> [PROBLEM TO WORK ON]: Write out, exactly as given, every line from the one holding "The picture is" to the one holding "return H - (sy - 8)", including both.
*** DATA PROVIDED
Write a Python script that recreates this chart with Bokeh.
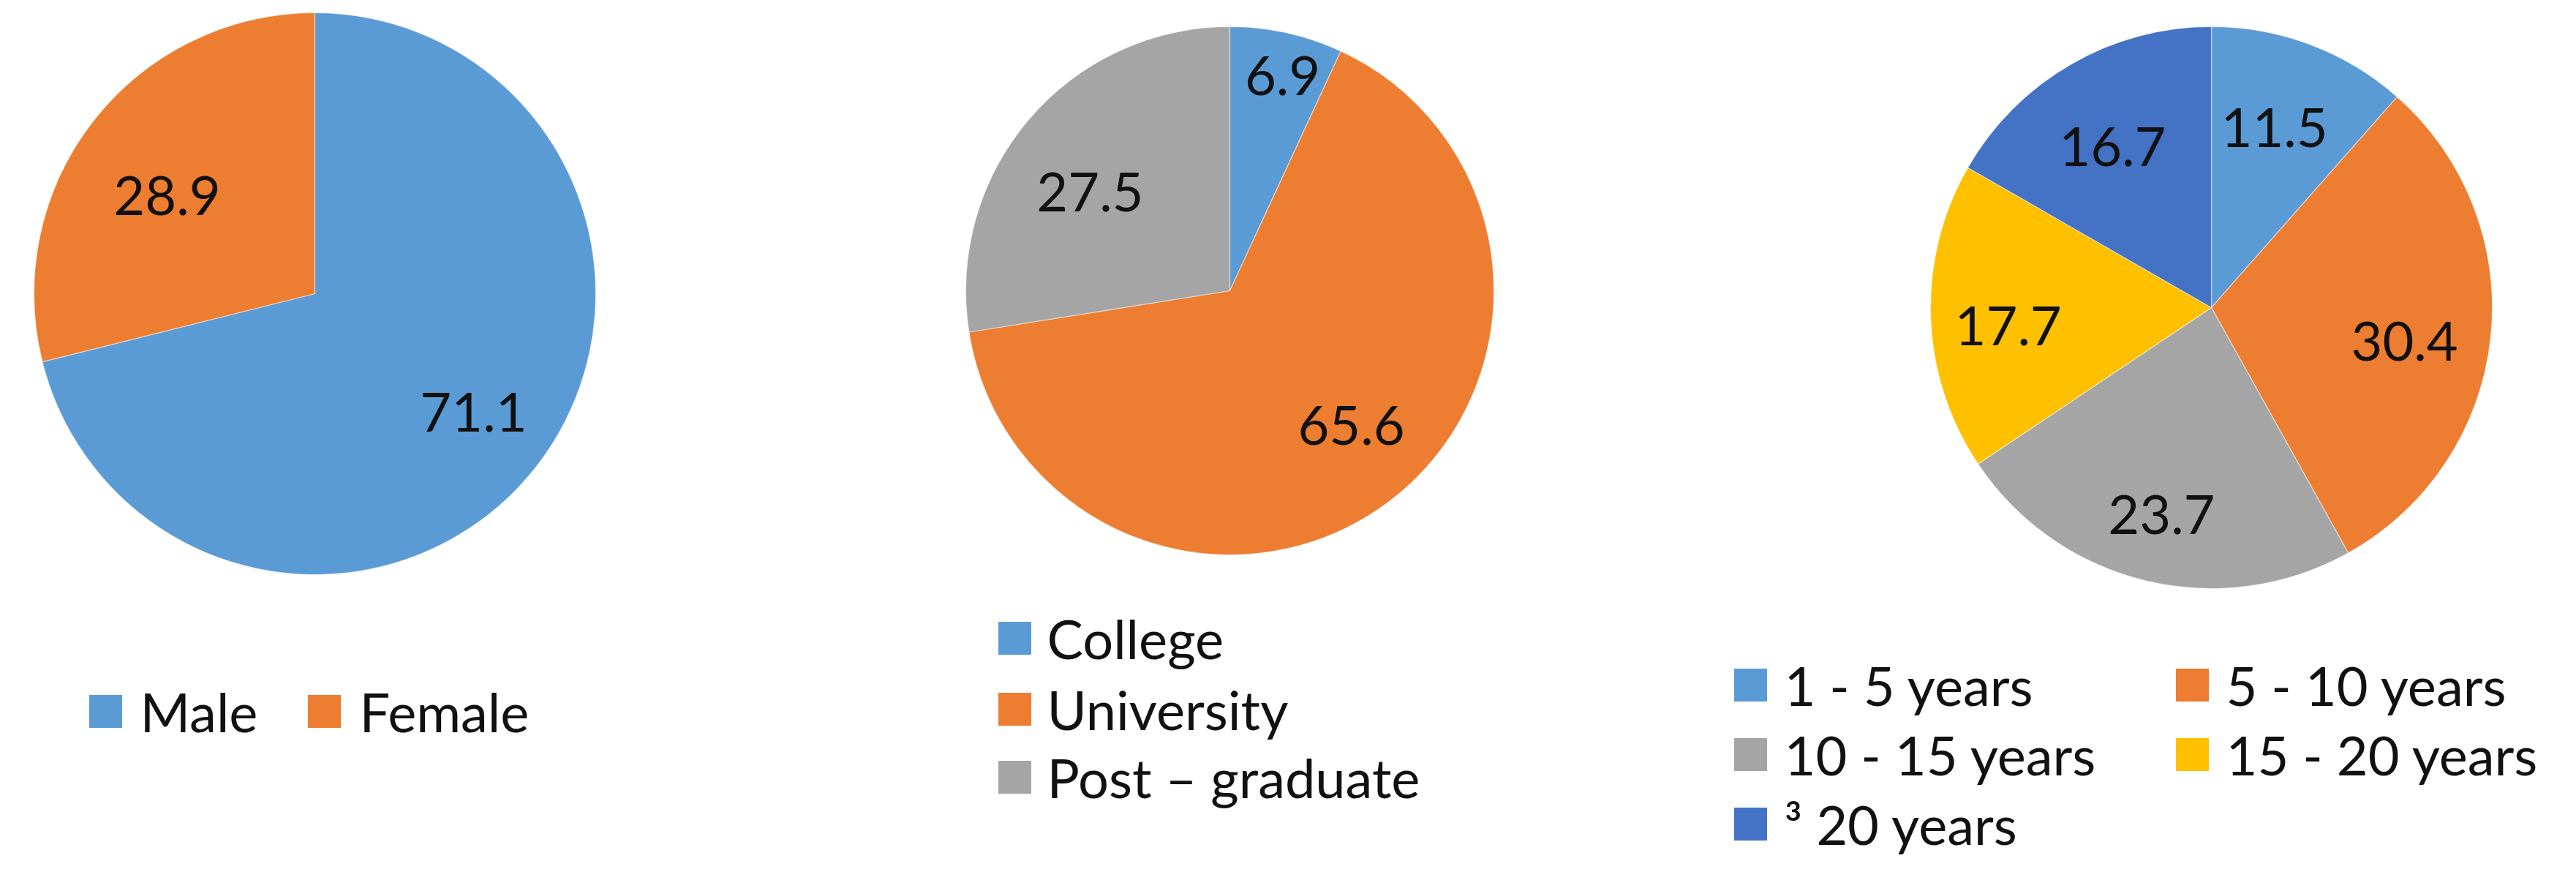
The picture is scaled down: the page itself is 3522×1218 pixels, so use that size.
import numpy as np
from bokeh.plotting import figure
from bokeh.models import Range1d, ColumnDataSource
from bokeh.core.properties import value
from bokeh.embed import file_html
from bokeh.resources import INLINE

# ---------------- data ----------------
gender_labels = ["Male", "Female"]
gender_values = [71.1, 28.9]

edu_labels = ["College", "University", "Post \u2013 graduate"]
edu_values = [6.9, 65.6, 27.5]

exp_labels = ["1 - 5 years", "5 - 10 years", "10 - 15 years", "15 - 20 years", "\u00b3 20 years"]
exp_values = [11.5, 30.4, 23.7, 17.7, 16.7]

# ---------------- style / layout ----------------
BLUE, ORANGE, GRAY, YELLOW, DBLUE = "#5B9BD5", "#ED7D31", "#A5A5A5", "#FFC000", "#4472C4"
FONT = "Lato"
FS = "74px"
TEXT_COLOR = "#111111"
BASE_SHIFT = 7.5  # visual centre of the digits sits above the 'middle' anchor

W, H = 3506, 1202


def X(sx):
    return sx - 8


def Y(sy):
    return H - (sy - 8)


pies = [
    dict(labels=gender_labels, values=gender_values, colors=[BLUE, ORANGE],
         center=(438, 409), r=384,
         label_frac=[0.693, 0.643], label_dang=[-2.6, -2.9],
         legend=[(152, 980, 199), (451, 980, 499)]),
    dict(labels=edu_labels, values=edu_values, colors=[BLUE, ORANGE, GRAY],
         center=(1689, 405), r=361,
         label_frac=[0.86, 0.672, 0.661], label_dang=[1.0, -6.1, -3.7],
         legend=[(1395, 880, 1439), (1395, 977, 1439), (1395, 1070, 1439)]),
    dict(labels=exp_labels, values=exp_values, colors=[BLUE, ORANGE, GRAY, YELLOW, DBLUE],
         center=(3031, 428), r=384,
         label_frac=[0.696, 0.695, 0.738, 0.725, 0.688],
         label_dang=[-1.9, 2.1, 0.4, -1.7, -0.7],
         legend=[(2401, 944, 2447), (3005, 944, 3051), (2401, 1039, 2447),
                 (3005, 1039, 3051), (2401, 1134, 2447)]),
]

SQ = 45

p = figure(width=W, height=H, x_range=Range1d(0, W), y_range=Range1d(0, H),
           output_backend="svg", toolbar_location=None, min_border=0)
p.axis.visible = False
p.grid.visible = False
p.outline_line_color = None
p.background_fill_color = "white"
p.border_fill_color = "white"

for pie in pies:
    vals = np.array(pie["values"], dtype=float)
    frac = vals / vals.sum()
    cum_end = np.cumsum(frac)
    cum_start = cum_end - frac
    start = np.pi / 2 - 2 * np.pi * cum_start
    end = np.pi / 2 - 2 * np.pi * cum_end
    cx, cy = X(pie["center"][0]), Y(pie["center"][1])
    src = ColumnDataSource(dict(x=[cx] * len(vals), y=[cy] * len(vals),
                                start=start, end=end, color=pie["colors"]))
    p.wedge(x="x", y="y", radius=pie["r"], start_angle="start", end_angle="end",
            direction="clock", fill_color="color", line_color="white",
            line_width=1.2, line_alpha=0.5, source=src)

    # data labels: along each slice's mid angle (clockwise from 12 o'clock)
    mid_cw = 2 * np.pi * (cum_start + cum_end) / 2 + np.radians(pie["label_dang"])
    d = np.array(pie["label_frac"]) * pie["r"]
    lx = cx + d * np.sin(mid_cw)
    ly = cy + d * np.cos(mid_cw) - BASE_SHIFT
    lsrc = ColumnDataSource(dict(x=lx, y=ly, t=["%.1f" % v for v in vals]))
    p.text(x="x", y="y", text="t", source=lsrc, text_font=value(FONT),
           text_font_size=FS, text_align="center", text_baseline="middle",
           text_color=TEXT_COLOR)

    # legend
    sqx = [X(e[0]) for e in pie["legend"]]
    sqy = [Y(e[1]) for e in pie["legend"]]
    tx = [X(e[2]) for e in pie["legend"]]
    gsrc = ColumnDataSource(dict(x=sqx, y=sqy, tx=tx, t=pie["labels"], color=pie["colors"]))
    p.rect(x="x", y="y", width=SQ, height=SQ, fill_color="color", line_color=None, source=gsrc)
    p.text(x="tx", y="y", text="t", source=gsrc, text_font=value(FONT),
           text_font_size=FS, text_align="left", text_baseline="middle",
           text_color=TEXT_COLOR)

open("out.html", "w").write(file_html(p, INLINE))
******
> [EXERCISE OUTPUT]:
The picture is scaled down: the page itself is 3522×1218 pixels, so use that size.
import numpy as np
from bokeh.plotting import figure
from bokeh.models import Range1d, ColumnDataSource
from bokeh.core.properties import value
from bokeh.embed import file_html
from bokeh.resources import INLINE

# ---------------- data ----------------
gender_labels = ["Male", "Female"]
gender_values = [71.1, 28.9]

edu_labels = ["College", "University", "Post \u2013 graduate"]
edu_values = [6.9, 65.6, 27.5]

exp_labels = ["1 - 5 years", "5 - 10 years", "10 - 15 years", "15 - 20 years", "\u00b3 20 years"]
exp_values = [11.5, 30.4, 23.7, 17.7, 16.7]

# ---------------- style / layout ----------------
BLUE, ORANGE, GRAY, YELLOW, DBLUE = "#5B9BD5", "#ED7D31", "#A5A5A5", "#FFC000", "#4472C4"
FONT = "Lato"
FS = "74px"
TEXT_COLOR = "#111111"
BASE_SHIFT = 7.5  # visual centre of the digits sits above the 'middle' anchor

W, H = 3506, 1202


def X(sx):
    return sx - 8


def Y(sy):
    return H - (sy - 8)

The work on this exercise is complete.